** BEGIN **
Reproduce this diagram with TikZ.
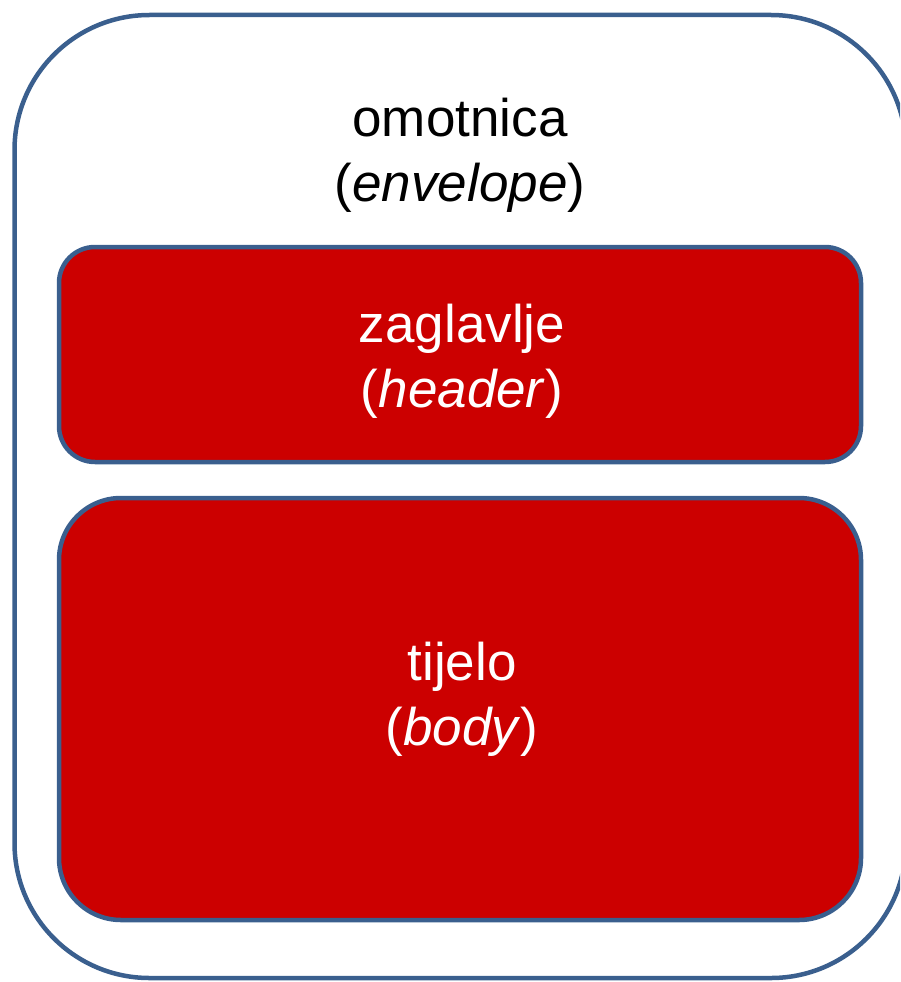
\documentclass[tikz,border=0pt]{standalone}
\usepackage{fontspec}
\setmainfont{Liberation Sans}
\definecolor{edgeblue}{HTML}{3A5F8E}
\definecolor{boxred}{HTML}{CC0000}
\begin{document}
\begin{tikzpicture}[x=1pt,y=-1pt,
  boxstyle/.style={draw=edgeblue,line width=4.5pt,fill=boxred},
  lbl/.style={align=center,font=\fontsize{53}{65}\selectfont,inner sep=0pt}]
\useasboundingbox (0,0) rectangle (900,982);
\clip (0,0) rectangle (900,982);
\draw[draw=edgeblue,line width=4.5pt,rounded corners=135pt] (14.5,15) rectangle (906,978);
\node[lbl] (env) at (460,155) {omotnica\\(\textit{envelope})};
\draw[boxstyle,rounded corners=36pt] (59,247) rectangle (861,462);
\node[lbl,text=white] (hdr) at (462,361) {zaglavlje\\(\textit{header})};
\draw[boxstyle,rounded corners=62pt] (59,498) rectangle (861,920);
\node[lbl,text=white] (bdy) at (462,699) {tijelo\\(\textit{body})};
\end{tikzpicture}
\end{document}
** END **
** Objective **
Return each line of the data, keeping its wording exact and omitting pictures.

** The result **
Reproduce this diagram with TikZ.
\documentclass[tikz,border=0pt]{standalone}
\usepackage{fontspec}
\setmainfont{Liberation Sans}
\definecolor{edgeblue}{HTML}{3A5F8E}
\definecolor{boxred}{HTML}{CC0000}
\begin{document}
\begin{tikzpicture}[x=1pt,y=-1pt,
  boxstyle/.style={draw=edgeblue,line width=4.5pt,fill=boxred},
  lbl/.style={align=center,font=\fontsize{53}{65}\selectfont,inner sep=0pt}]
\useasboundingbox (0,0) rectangle (900,982);
\clip (0,0) rectangle (900,982);
\draw[draw=edgeblue,line width=4.5pt,rounded corners=135pt] (14.5,15) rectangle (906,978);
\node[lbl] (env) at (460,155) {omotnica\\(\textit{envelope})};
\draw[boxstyle,rounded corners=36pt] (59,247) rectangle (861,462);
\node[lbl,text=white] (hdr) at (462,361) {zaglavlje\\(\textit{header})};
\draw[boxstyle,rounded corners=62pt] (59,498) rectangle (861,920);
\node[lbl,text=white] (bdy) at (462,699) {tijelo\\(\textit{body})};
\end{tikzpicture}
\end{document}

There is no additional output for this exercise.